Building better electron sources with graphene

(Nanowerk News) Photocathodes that produce electron beams for electron microscopes and advanced accelerators can be refreshed and rebuilt repeatedly without opening the devices that rely on them, provided the electron emitting materials are deposited on single-atom-thick layers of carbon known as graphene, according to a new study published in the journal Applied Physics Letters ("Graphene as reusable substrate for bialkali photocathodes").
“The machines that rely on these electron emitters typically operate under high vacuum,” said Los Alamos National Laboratory physicist Hisato Yamaguchi. “By choosing graphene over materials like silicon or molybdenum, which tend to degrade during use, we can clean the substrate and redeposit electron-emitting materials without opening the vacuum. This can dramatically reduce downtime and labor involved in replacing photocathodes.”

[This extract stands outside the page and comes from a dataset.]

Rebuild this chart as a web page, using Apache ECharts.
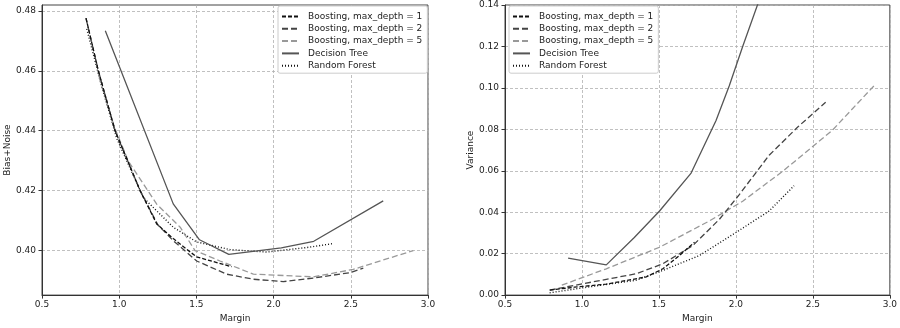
<!DOCTYPE html>
<html><head><meta charset="utf-8">
<script src="https://cdn.jsdelivr.net/npm/echarts@6/dist/echarts.min.js"></script>
<style>html,body{margin:0;padding:0;background:#fff}#c{width:900px;height:328px}</style>
</head><body><div id="c"></div>
<script>
// ---- Data: Bias+Noise (left) ----
var biasD1X = [0.785, 0.865, 0.973, 1.135, 1.243, 1.35, 1.50, 1.728];
var biasD1Y = [0.4776, 0.460, 0.440, 0.420, 0.4088, 0.4039, 0.3978, 0.3945];
var biasD2X = [0.785, 0.865, 0.973, 1.135, 1.25, 1.35, 1.502, 1.696, 1.869, 2.063, 2.257, 2.495, 2.581];
var biasD2Y = [0.4776, 0.460, 0.440, 0.420, 0.4085, 0.4032, 0.3964, 0.392, 0.3903, 0.3895, 0.3907, 0.3925, 0.394];
var biasD5X = [0.87, 0.97, 1.06, 1.243, 1.395, 1.491, 1.653, 1.869, 2.257, 2.516, 2.905];
var biasD5Y = [0.4578, 0.441, 0.4297, 0.4154, 0.4077, 0.3999, 0.3964, 0.392, 0.3911, 0.3936, 0.3999];
var biasDTX = [0.91, 1.35, 1.52, 1.71, 2.05, 2.26, 2.71];
var biasDTY = [0.4734, 0.4155, 0.4035, 0.3986, 0.4008, 0.403, 0.4165];
var biasRFX = [0.79, 0.88, 0.984, 1.156, 1.35, 1.50, 1.718, 1.955, 2.214, 2.383];
var biasRFY = [0.474, 0.456, 0.4374, 0.4176, 0.4077, 0.4028, 0.4002, 0.3994, 0.4009, 0.4022];
// ---- Data: Variance (right) ----
var varD1X = [0.791, 0.95, 1.158, 1.418, 1.525, 1.633, 1.731];
var varD1Y = [0.0024, 0.0038, 0.0053, 0.0088, 0.0127, 0.0191, 0.0255];
var varD2X = [0.79, 1.072, 1.353, 1.525, 1.72, 1.893, 2.022, 2.216, 2.40, 2.583];
var varD2Y = [0.0024, 0.0064, 0.0103, 0.0151, 0.0239, 0.0366, 0.0485, 0.0675, 0.081, 0.0931];
var varD5X = [0.869, 1.158, 1.504, 1.828, 2.044, 2.303, 2.626, 2.907];
var varD5Y = [0.0048, 0.0127, 0.0231, 0.0358, 0.0453, 0.0597, 0.0795, 0.1018];
var varDTX = [0.91, 1.158, 1.34, 1.504, 1.709, 1.871, 1.957, 2.044, 2.26, 2.71];
var varDTY = [0.0178, 0.0146, 0.0278, 0.0406, 0.0589, 0.0843, 0.101, 0.120, 0.165, 0.26];
var varRFX = [0.79, 1.05, 1.353, 1.525, 1.763, 2.0, 2.216, 2.378];
var varRFY = [0.0011, 0.004, 0.0072, 0.0119, 0.0191, 0.0302, 0.0406, 0.0528];
// ---- Labels ----
var names = ['Boosting, max_depth = 1', 'Boosting, max_depth = 2', 'Boosting, max_depth = 5', 'Decision Tree', 'Random Forest'];
var biasTicks = [0.40, 0.42, 0.44, 0.46, 0.48];
var xLabel = 'Margin', biasLabel = 'Bias+Noise', varLabel = 'Variance';

function pairs(xs, ys) { return xs.map(function (x, i) { return [x, ys[i]]; }); }
var styles = [
  { color: '#111', type: [4, 2], width: 1.3 },
  { color: '#444', type: [6, 3], width: 1.3 },
  { color: '#999', type: [6, 3], width: 1.3 },
  { color: '#555', type: 'solid', width: 1.3 },
  { color: '#111', type: [1, 2], width: 1.4 }
];
var biasData = [pairs(biasD1X, biasD1Y), pairs(biasD2X, biasD2Y), pairs(biasD5X, biasD5Y), pairs(biasDTX, biasDTY), pairs(biasRFX, biasRFY)];
var varData = [pairs(varD1X, varD1Y), pairs(varD2X, varD2Y), pairs(varD5X, varD5Y), pairs(varDTX, varDTY), pairs(varRFX, varRFY)];

var FONT = 'DejaVu Sans';
var series = [];
[biasData, varData].forEach(function (set, gi) {
  set.forEach(function (d, i) {
    series.push({
      type: 'line', name: names[i], data: d, xAxisIndex: gi, yAxisIndex: gi,
      symbol: 'none', showSymbol: false, silent: true, animation: false, clip: true,
      lineStyle: { color: styles[i].color, type: styles[i].type, width: styles[i].width },
      itemStyle: { color: styles[i].color },
      z: 10 - i
    });
  });
});

function xAxis(gi) {
  return {
    type: 'value', gridIndex: gi, min: 0.5, max: 3.0, interval: 0.5,
    name: xLabel, nameLocation: 'middle', nameGap: 18,
    nameTextStyle: { fontFamily: FONT, fontSize: 9, color: '#222' },
    axisLine: { show: true, onZero: false, lineStyle: { color: '#333', width: 1 } },
    axisTick: { show: true, length: 3.5, lineStyle: { color: '#333' } },
    axisLabel: { fontFamily: FONT, fontSize: 9, color: '#222', margin: 5, formatter: function (v) { return v.toFixed(1); } },
    splitLine: { show: true, lineStyle: { color: '#b0b0b0', type: [3, 2], width: 0.8 } }
  };
}
var legendBase = {
  orient: 'vertical', top: 6, itemWidth: 17, itemHeight: 10, itemGap: 3.3,
  padding: [6, 5, 3, 3], backgroundColor: '#fff', borderColor: '#ccc', borderWidth: 1, borderRadius: 2,
  itemStyle: { color: 'rgba(0,0,0,0)', borderWidth: 0, opacity: 0 },
  textStyle: { fontFamily: FONT, fontSize: 9, color: '#222', padding: [0, 0, 0, 4] },
  data: names, selectedMode: false
};
var option = {
  animation: false,
  backgroundColor: '#fff',
  grid: [
    { left: 42, top: 5, width: 386, height: 293, show: true, borderColor: '#444', borderWidth: 1, backgroundColor: 'transparent' },
    { left: 505, top: 5, width: 386, height: 293, show: true, borderColor: '#444', borderWidth: 1, backgroundColor: 'transparent' }
  ],
  legend: [
    Object.assign({}, legendBase, { left: 278 }),
    Object.assign({}, legendBase, { left: 509 })
  ],
  xAxis: [xAxis(0), xAxis(1)],
  yAxis: [
    {
      type: 'value', gridIndex: 0, min: 0.385, max: 0.482,
      name: biasLabel, nameLocation: 'middle', nameGap: 30,
      nameTextStyle: { fontFamily: FONT, fontSize: 9, color: '#222' },
      axisLine: { show: true, lineStyle: { color: '#333' } },
      axisTick: { show: true, length: 3.5, customValues: biasTicks, lineStyle: { color: '#333' } },
      axisLabel: { fontFamily: FONT, fontSize: 9, color: '#222', margin: 6, customValues: biasTicks, formatter: function (v) { return v.toFixed(2); } },
      splitLine: { show: true, lineStyle: { color: '#b0b0b0', type: [3, 2], width: 0.8 } }
    },
    {
      type: 'value', gridIndex: 1, min: 0, max: 0.14, interval: 0.02,
      name: varLabel, nameLocation: 'middle', nameGap: 30,
      nameTextStyle: { fontFamily: FONT, fontSize: 9, color: '#222' },
      axisLine: { show: true, lineStyle: { color: '#333' } },
      axisTick: { show: true, length: 3.5, lineStyle: { color: '#333' } },
      axisLabel: { fontFamily: FONT, fontSize: 9, color: '#222', margin: 6, formatter: function (v) { return v.toFixed(2); } },
      splitLine: { show: true, lineStyle: { color: '#b0b0b0', type: [3, 2], width: 0.8 } }
    }
  ],
  series: series
};
var chart = echarts.init(document.getElementById('c'), null, { renderer: 'canvas' });
chart.setOption(option);
</script>
</body></html>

An added layer of graphene allows photocathode substrates to be cleaned and reused repeatedly in place inside electron microscopes and accelerators
An added layer of graphene allows photocathode substrates to be cleaned and reused repeatedly in place inside electron microscopes and accelerators. (Image: LANL)
The researchers studied photocathodes made of cesium potassium antimonide, which efficiently emit electrons when illuminated with high-power, green laser light. The photocathode efficiency falls with use, and the photocathodes must be either replaced or renewed with the electron-emitting material baked off and replaced in situ.
When the researchers renewed photocathodes on substrates of silicon or molybdenum, which are common materials for such devices, the photocathode performance degraded with each cycle. Following the same procedure with graphene serving as the substrate resulted in uniformly high electron emission, time and time again.
The researchers proposed that the resilience of photocathodes deposited on graphene surfaces was due to weaker binding between the emitter atoms and the underlying carbon layer. Numerical calculations based on the material properties of the emitters and graphene were consistent with the hypothesis.
The authors concluded their study by stating, “Our results provide a foundation for graphene-based, reusable substrates for high [quantum efficiency] semiconductor photocathodes.”
In addition to Yamaguchi from Los Alamos, collaborators included researchers from the Japanese institutions Nagoya University, the High Energy Accelerator Research Organization (KEK), the National Institutes of Natural Sciences, and Hiroshima University.